The geographical features of Taejang
Tae signified baby's life and destiny. In order to wish babies good luck, Korean ancestors kept Tae in a special place, and buried it in a holy place. The place was chosen, according to Pungsujiriseol. The best place for Tae was semisphere-formed land, which was located higher than the surroundings, but must not be linked with any high top of a mountain. If Tae was buried in such a holy place, the baby was believed to live a healthy and long life, succeeding later. People strongly had a belief that if Tae was buried in good earth, the baby of Tae would have a lot of good energies from the earth.

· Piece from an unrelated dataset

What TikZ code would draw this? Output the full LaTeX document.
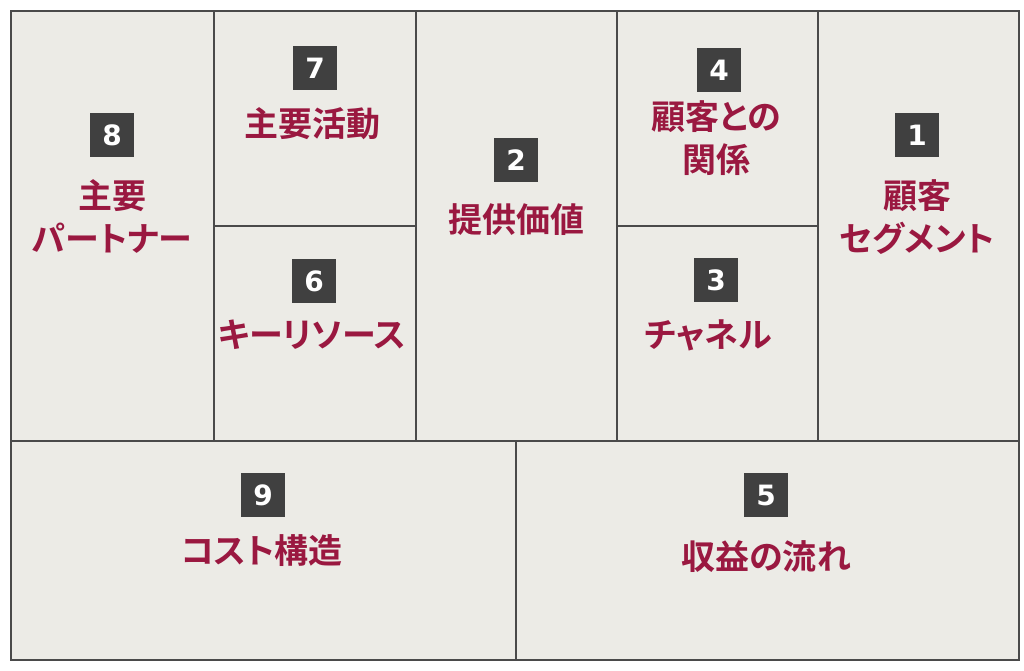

The royal family put Tae in a ceramic ware, and then installed it in a holy place. Areas or villages which had a holy place for Tae were called Taesil, Taebong and Taejang. There are now more than 20 areas which have the names of Taesil, Taebong and Taejang in South Korea. For example, in the Gyeonggi province: Yeoncheongun Jungmyeon Taebong-burag, Pocheongun Yeongjungmyeon Taebong-burag, Gapyeonggun Namsanmyeon Yangtaebong-burag and Gapyeonggun Sangmyeon Taebong-burag are areas that have common geographical features.

The ceremonies of Taejang
When delivering a baby, people didn't use an iron-knife to cut off Tae. They believed an iron-knife could cause some infection. Usually, they used a bamboo-knife instead.
 
After that, Korean ancestors washed Tae, and kept it in pottery. The quality and the form of the pottery were different according to the degree of their social status. The common people used a clay-pot, and the royal family used a special ceramic ware. The royal family had a special ceremony at the moment, when Tae was about to be placed in the ceramic ware, when it was to be buried in the earth.

During the Joseon Dynasty, there were special places called Taeshil or Taebong. The special stone monuments called Taebi were also erected there. Taebi consists of dragon-shaped headstones and turtle-shaped pedestals. The purpose of these things were to wish healthy and long lives, and a wise ruling to the king. In 1439, King Sejong appointed Jigwans who were in charge of finding holy places for Taeshil. Thus, King Sejong kept all his sons' Tae in Seongju.